Ob Paleokost aber über viele Jahre gut verträglich ist, lässt sich nicht gesichert sagen. Es gibt keine aussagekräftigen Langzeitstudien, die aufzeigen könnten, ob der jahrelange Verzehr großer Eiweißmengen sowie gesättigter tierischer Fettsäuren mit einem erhöhten Risiko etwa für Krebs verbunden ist.
Umgekehrt lassen sich bei Paleo-Anhängern durchaus positive Effekte beobachten, zum Beispiel mit Blick auf Gewichtsreduktion oder Blutzuckerspiegel. Das ist eine erwartbare Folge bei einem konsequenten Verzicht auf Zucker, Weißmehl und Fertigprodukte.
Fraglich ist jedoch, ob man Getreideprodukte generell meiden sollte. Nach den Erkenntnissen der modernen Ernährungsmedizin ist das nicht sinnvoll, da Getreide neben Ballaststoffen auch wichtige Vitamine und Mineralstoffe liefert. Wie sehr auch viele Paleo-Freunde Getreide und die damit verbundene Vielfalt vermissen, lässt sich am breiten Angebot an Paleo-Müsli, Paleo-Brotbackmischungen und Rezepten für Paleo-Kekse ablesen. Nussmehle, Buchweizen oder Amaranth sollen dabei die Rolle von Weizen und Co. übernehmen. Gesüßt wird mit Apfelmus oder Honig.
Die negative Einschätzung von Milchprodukten ist wissenschaftlich ebenfalls kaum haltbar.

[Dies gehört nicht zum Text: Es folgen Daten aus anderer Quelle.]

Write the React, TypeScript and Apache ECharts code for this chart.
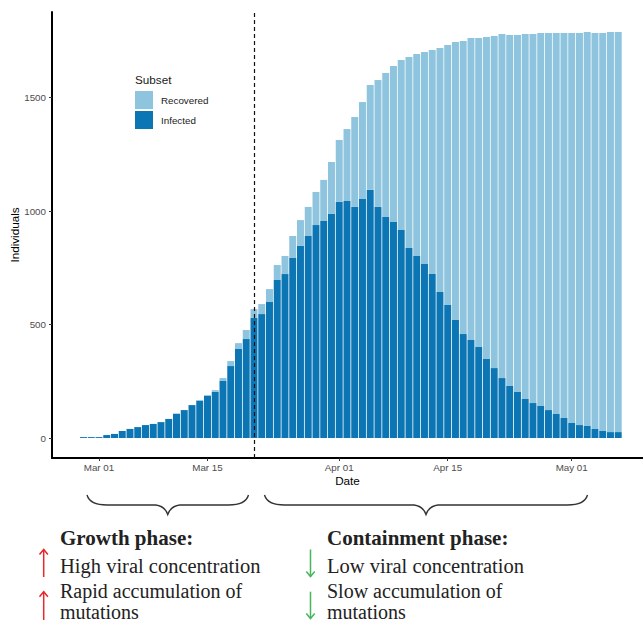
import React, { useEffect, useRef } from 'react';
import * as echarts from 'echarts';

// Days are counted from Mar 01 (2020); first bar is Feb 28.
const firstDayOffset = -2;

const infected = [
  4, 4, 4, 13, 18, 31, 40, 48, 57, 62, 70, 84, 107, 123, 145,
  163, 185, 203, 251, 317, 392, 436, 529, 546, 599,
  696, 722, 793, 846, 890, 938, 956, 987, 1040, 1044,
  1018, 1053, 1093, 1018, 974, 952, 916, 837, 802, 767,
  722, 643, 586, 520, 458, 432, 401, 348, 308, 264,
  229, 203, 172, 154, 141, 123, 106, 88, 66, 57,
  53, 40, 31, 26, 26,
];

const recovered = [
  0, 0, 0, 0, 0, 0, 0, 0, 0, 0, 0, 0, 0, 0, 0,
  4, 4, 8, 13, 22, 26, 40, 39, 44, 57,
  66, 80, 97, 114, 128, 146, 181, 229, 273, 317,
  396, 427, 462, 559, 634, 687, 749, 841, 890, 933,
  987, 1075, 1145, 1224, 1291, 1330, 1361, 1419, 1463, 1516,
  1546, 1572, 1608, 1626, 1643, 1661, 1678, 1696, 1718, 1727,
  1736, 1744, 1753, 1763, 1763,
];

const xTickDays = [0, 14, 31, 45, 61];
const xTickLabels = ['Mar 01', 'Mar 15', 'Apr 01', 'Apr 15', 'May 01'];
const yTickValues = [0, 500, 1000, 1500];
const phaseBoundaryDay = 20; // Mar 21

const seriesNames = ['Recovered', 'Infected'];
const legendTitle = 'Subset';
const xTitle = 'Date';
const yTitle = 'Individuals';

const growthTitle = 'Growth phase:';
const growthLines = ['High viral concentration', 'Rapid accumulation of\nmutations'];
const containTitle = 'Containment phase:';
const containLines = ['Low viral concentration', 'Slow accumulation of\nmutations'];

const COLOR_REC = '#8fc4df';
const COLOR_INF = '#0c75b4';
const RED = '#e8262c';
const GREEN = '#47b55b';

function bracePath(x1: number, x2: number, yEnd: number, yLine: number, yTip: number) {
  const xc = (x1 + x2) / 2;
  return (
    `M${x1} ${yEnd} Q${x1 + 3} ${yLine} ${x1 + 20} ${yLine} ` +
    `L${xc - 12} ${yLine} Q${xc - 3} ${yLine + 1} ${xc} ${yTip} ` +
    `Q${xc + 3} ${yLine + 1} ${xc + 12} ${yLine} ` +
    `L${x2 - 20} ${yLine} Q${x2 - 3} ${yLine} ${x2} ${yEnd}`
  );
}

echarts.graphic.registerShape('braceGrowth', echarts.graphic.extendPath(bracePath(87, 248.5, 495, 505, 514.5), {}));
echarts.graphic.registerShape('braceContain', echarts.graphic.extendPath(bracePath(264.5, 587.5, 495, 505, 514.5), {}));

function arrow(x: number, yFrom: number, yTo: number, color: string) {
  const dir = yTo < yFrom ? 1 : -1; // 1 = up
  const head = 5;
  return [
    { type: 'line', shape: { x1: x, y1: yFrom, x2: x, y2: yTo }, style: { stroke: color, lineWidth: 1.5 } },
    {
      type: 'polyline',
      shape: { points: [[x - 4.2, yTo + dir * head], [x, yTo], [x + 4.2, yTo + dir * head]] },
      style: { stroke: color, lineWidth: 1.5, fill: 'none' },
    },
  ];
}

const serif = '"Liberation Serif", "Times New Roman", serif';
const sans = '"Liberation Sans", Arial, sans-serif';

export default function App() {
  const ref = useRef<HTMLDivElement>(null);

  useEffect(() => {
    document.body.style.margin = '0';
    if (!ref.current) return;
    const chart = echarts.init(ref.current, undefined, { renderer: 'svg' });

    const infData = infected.map((v, i) => [v, firstDayOffset + i]);
    const recData = recovered.map((v, i) => [v, firstDayOffset + i]);

    const textEl = (x: number, y: number, text: string, size: number, bold = false, lineHeight?: number) => ({
      type: 'text',
      x,
      y,
      style: {
        text,
        fontFamily: serif,
        fontSize: size,
        fontWeight: bold ? 'bold' : 'normal',
        fill: '#222',
        verticalAlign: 'middle',
        align: 'left',
        ...(lineHeight ? { lineHeight } : {}),
      },
    });

    chart.setOption({
      animation: false,
      grid: { left: 52, top: 12, width: 591, height: 446, containLabel: false, outerBoundsMode: 'none' },
      xAxis: {
        type: 'value',
        min: -6.065,
        max: 70.2,
        name: xTitle,
        nameLocation: 'middle',
        nameGap: 16,
        nameMoveOverlap: false,
        nameTextStyle: { fontSize: 11.7, color: '#000', fontFamily: sans },
        axisLine: { onZero: false, lineStyle: { color: '#000', width: 2 } },
        axisTick: { show: true, length: 3, customValues: xTickDays, lineStyle: { color: '#333', width: 1 } },
        axisLabel: {
          customValues: xTickDays,
          formatter: (v: number) => xTickLabels[xTickDays.indexOf(v)] ?? '',
          fontSize: 9.8,
          color: '#4d4d4d',
          fontFamily: sans,
          margin: 4,
        },
        splitLine: { show: false },
      },
      yAxis: {
        type: 'value',
        min: -88.1,
        max: 1876.7,
        name: yTitle,
        nameLocation: 'middle',
        nameGap: 32,
        nameMoveOverlap: false,
        nameTextStyle: { fontSize: 11.7, color: '#000', fontFamily: sans },
        axisLine: { show: true, onZero: false, lineStyle: { color: '#000', width: 2 } },
        axisTick: { show: true, length: 3, customValues: yTickValues, lineStyle: { color: '#333', width: 1 } },
        axisLabel: {
          customValues: yTickValues,
          formatter: (v: number) => String(v),
          fontSize: 9.8,
          color: '#4d4d4d',
          fontFamily: sans,
          margin: 6,
        },
        splitLine: { show: false },
      },
      legend: {
        data: seriesNames,
        orient: 'vertical',
        left: 135,
        top: 91,
        padding: 0,
        itemWidth: 18,
        itemHeight: 18,
        itemGap: 2,
        icon: 'rect',
        textStyle: { fontSize: 9.8, color: '#1a1a1a', fontFamily: sans, padding: [0, 0, 0, 3] },
        selectedMode: false,
      },
      series: [
        {
          name: 'Infected',
          type: 'bar',
          stack: 'total',
          encode: { x: 1, y: 0 },
          barWidth: 6.97,
          itemStyle: { color: COLOR_INF },
          data: infData,
          markLine: {
            silent: true,
            symbol: ['none', 'none'],
            label: { show: false },
            lineStyle: { color: '#111', width: 1.2, type: [4, 3] },
            data: [{ xAxis: phaseBoundaryDay }],
          },
        },
        {
          name: 'Recovered',
          type: 'bar',
          stack: 'total',
          encode: { x: 1, y: 0 },
          barWidth: 6.97,
          itemStyle: { color: COLOR_REC },
          data: recData,
        },
      ],
      graphic: [
        {
          type: 'text',
          x: 135,
          y: 79,
          style: { text: legendTitle, fontSize: 11.7, fontFamily: sans, fill: '#1a1a1a', verticalAlign: 'middle' },
        },
        { type: 'braceGrowth', x: 0, y: 0, style: { fill: 'none', stroke: '#333', lineWidth: 1.4 } },
        { type: 'braceContain', x: 0, y: 0, style: { fill: 'none', stroke: '#333', lineWidth: 1.4 } },
        textEl(60, 538, growthTitle, 21, true),
        textEl(60, 565.5, growthLines[0], 20.5),
        textEl(60, 601.5, growthLines[1], 20, false, 21),
        textEl(327, 538, containTitle, 21, true),
        textEl(327, 565.5, containLines[0], 20.5),
        textEl(327, 601.5, containLines[1], 20, false, 21),
        ...arrow(43.7, 577, 549.5, RED),
        ...arrow(43.7, 620, 591.7, RED),
        ...arrow(310.5, 549.5, 576.5, GREEN),
        ...arrow(310.5, 591.7, 618.5, GREEN),
      ],
    });

    return () => chart.dispose();
  }, []);

  return <div ref={ref} style={{ position: 'absolute', left: 0, top: 0, width: 643, height: 623 }} />;
}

Zumal eine der Kernthesen der Paleo-Idee falsch ist: Das menschliche Genom hat sich in den letzten 10 000 Jahren durchaus verändert. Bislang sind allein etwa 700 Mutationen für diesen Zeitraum belegt. Darunter entwickelte sich auch die Fähigkeit, Milchzucker zu spalten und Milch noch im Erwachsenenalter verdauen zu können.
Auch Hülsenfrüchte können die Kost um wertvolles pflanzliches Eiweiß bereichern, ohne dass nachteilige Wirkungen zu befürchten sind. Und für das Klima ist es sowieso besser, weniger tierisches Eiweiß zu essen und stattdessen verstärkt auf Linsen, Kichererbsen und Bohnen zu setzen.